本コラムでは、政府が掲げるIT新戦略のポイントを紹介していきます。現在、政府は感染拡大抑制後の経済再興に向けて、ピンチをチャンスに変え、デジタル化を社会変革の原動力とする「デジタル強靱化」を掲げています。
今回は、コロナの経験から新IT戦略に盛り込まれた視点の1つである「デジタル・ガバメント」を取り上げます。
従来、行政機関のデジタル化は、2019年12月に閣議決定された「デジタル・ガバメント実行計画」によって、デジタル・ガバメントを実行するために必要となる項目について「誰が、何を、どうやって取り組むか」が定められています。同計画は2020年12月、新型コロナウイルス感染症への対応で明らかになった課題を踏まえて改訂されました。

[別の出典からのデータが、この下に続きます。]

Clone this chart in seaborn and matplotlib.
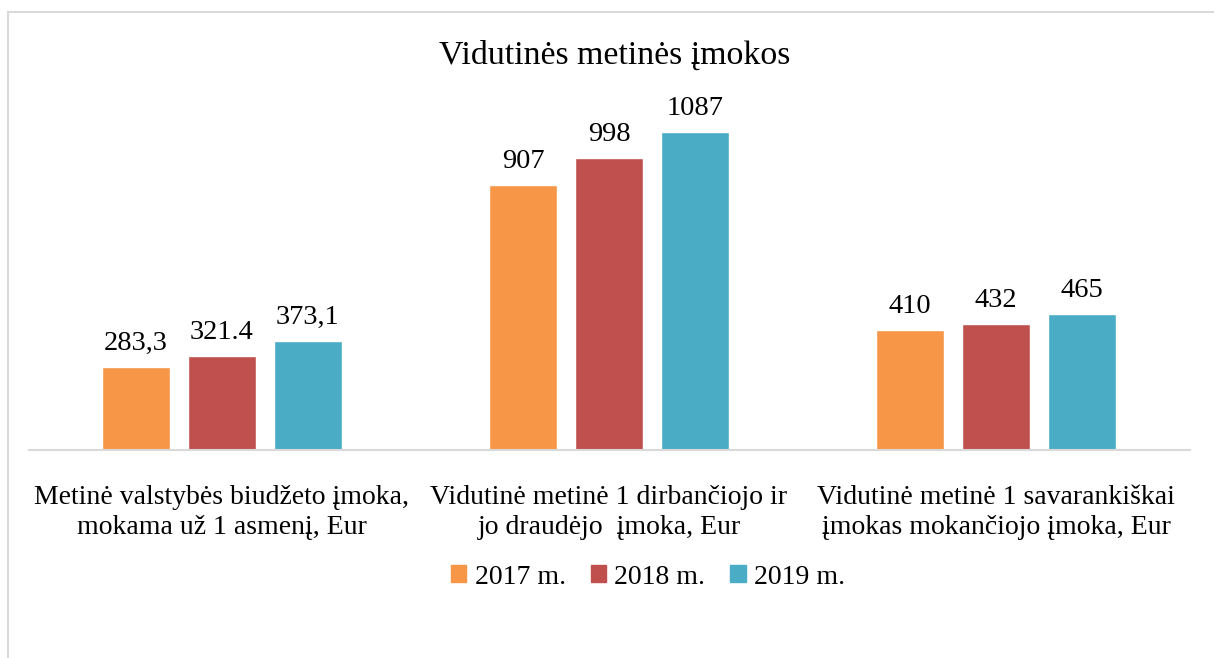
import matplotlib
matplotlib.use("Agg")
import matplotlib.pyplot as plt
import seaborn as sns
import pandas as pd
from matplotlib.patches import Rectangle

categories = [
    "Metinė valstybės biudžeto įmoka,\nmokama už 1 asmenį, Eur",
    "Vidutinė metinė 1 dirbančiojo ir\njo draudėjo  įmoka, Eur",
    "Vidutinė metinė 1 savarankiškai\nįmokas mokančiojo įmoka, Eur",
]
series_names = ["2017 m.", "2018 m.", "2019 m."]
values_2017 = [283.3, 907, 410]
values_2018 = [321.4, 998, 432]
values_2019 = [373.1, 1087, 465]
labels_2017 = ["283,3", "907", "410"]
labels_2018 = ["321.4", "998", "432"]
labels_2019 = ["373,1", "1087", "465"]
colors = ["#F79646", "#C0504D", "#4BACC6"]

rows = []
for name, vals in zip(series_names, [values_2017, values_2018, values_2019]):
    for c, v in zip(categories, vals):
        rows.append({"cat": c, "year": name, "val": v})
df = pd.DataFrame(rows)

sns.set_theme(style="white")
plt.rcParams["font.family"] = ["Liberation Serif", "DejaVu Serif"]
plt.rcParams["text.color"] = "#000000"

fig = plt.figure(figsize=(12.14, 6.58), dpi=100)
ax = fig.add_axes([28.5 / 1214, 1 - 450 / 658, 1161 / 1214, 351 / 658])

sns.barplot(data=df, x="cat", y="val", hue="year", palette=colors,
            width=0.666, gap=0.207, ax=ax, legend=True, saturation=1)

for cont, labs in zip(ax.containers, [labels_2017, labels_2018, labels_2019]):
    ax.bar_label(cont, labels=labs, padding=8, fontsize=20.5, color="#000000")

ax.set_ylim(0, 1200)
ax.set_xlim(-0.5, 2.5)
ax.set_xlabel("")
ax.set_ylabel("")
ax.set_yticks([])
for s in ["top", "left", "right"]:
    ax.spines[s].set_visible(False)
ax.spines["bottom"].set_color("#d9d9d9")
ax.spines["bottom"].set_linewidth(1.5)
ax.tick_params(axis="x", length=0, labelsize=20, pad=25, colors="#000000")
for t in ax.get_xticklabels():
    t.set_linespacing(1.3)

ax.get_legend().remove()
handles = [Rectangle((0, 0), 1, 1, color=c) for c in colors]
leg = fig.legend(handles, series_names, loc="center", bbox_to_anchor=(648 / 1214, 1 - 577 / 658),
                 ncol=3, frameon=False, fontsize=20, handlelength=0.55, handleheight=0.55,
                 handletextpad=0.3, columnspacing=0.9)
for t in leg.get_texts():
    t.set_color("#000000")

fig.text(615 / 1214, 1 - 56 / 658, "Vidutinės metinės įmokos", ha="center", va="center",
         fontsize=24.4, color="#000000")

border = Rectangle((8 / 1214, -0.1), 1.2, (1 - 12 / 658) + 0.1, transform=fig.transFigure,
                   fill=False, edgecolor="#d9d9d9", linewidth=1.5, clip_on=False)
fig.patches.append(border)

fig.savefig("out.png", dpi=100)
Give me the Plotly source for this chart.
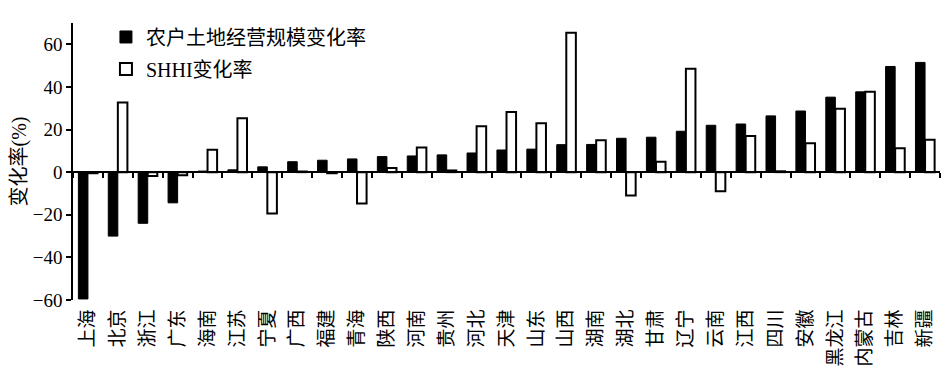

今後、内閣官房と関係府省が連携しながら、実現時期を前倒しできるものは前倒しすることとし、非常時においても持続可能な社会を構築するために新たに取り組むべき事項が盛り込まれ、実行計画も見直されています。
新IT戦略では、行政のデジタル化について、各府省が「デジタル3原則(デジタルファースト、ワンスオンリー、コネクテッド・ワンストップ)」を徹底し、すべての行政手続きのデジタル化を実現することをめざしています。
また、必要な情報システムの整備を迅速かつ柔軟に進めるため、クラウドサービスの利用を第一候補として検討し、共通的に必要とされる機能を共通部品として共用したり、機能ごとに細分化された部品を組み合わせるという設計思想「クラウド・バイ・デフォルト」を原則として徹底していくことを掲げています。
さらに行政のデジタル化徹底の一環として、「政府ネットワーク環境の再構築」にも取り組んでいきます。正常時・非常時のいずれの場合でも適切に行政サービスを提供可能にするため、省庁内外の会議をリモートでも実施可能にする環境整備が進められています。
特に情報システムの基盤となるネットワーク環境については、クラウドサービス利用を本格化させ、行政全体の最適化や利便性とセキュリティの両立をめざしています。現在、その整理・再構築に向けた検討や実証などを実施している段階です。
地方公共団体では、すべての市町村で「マイナポータル」「ぴったりサービス」の活用によるオンライン化を促進していきます。
これまで行政手続きの多くが、対面・書面をベースとして実施されてきました。紙を前提とした方法をそのままオンライン化するのではなく、地方公共団体自らが利用者視点に立ったBPR(Business Process Reengineering:ビジネスプロセス改善)を必ず実施し、エンド・ツー・エンドでデジタル化を進めることが盛り込まれています。
また、住民からの申請総件数が多く、オンラインで完結できない手続きについては、その課題を整理し、止むを得ず対面で手続きする場合でも予約の仕組みを導入する取り組みが始まっています。
その他にも、地方公共団体と事業者との手続きのオンライン化、地方公共団体の業務プロセス・システムの標準化、クラウド化、AI活用などを促進していく予定です。さらに、さまざまな行政手続きのデジタル化の基盤として「マイナンバーカード」の普及や利活用をさらに推進していくことが盛り込まれています。
本コラムでは、日本政府が「世界最先端のデジタル国家」をめざし推進してきたIT戦略が、新型コロナウイルス感染症の影響を受け、どのように方針を転換したかを解説しました。コロナ対策で見えてきた課題を踏まえ、デジタル化を社会変革の原動力とするデジタル強靱化を推進することが必要不可欠であると感じていただければ幸いです。
また、政府は現在、未来の社会構想「Society5.0」の実現に向けた取り組みを進めています。Society5.0では、デジタル化を進めることで「誰もが快適で活力に満ちた質の高い生活を送ることのできる“人間中心の社会”」をめざしています。今後デジタル化が進展した未来が、すべての人にとってより良い社会となるよう願っています。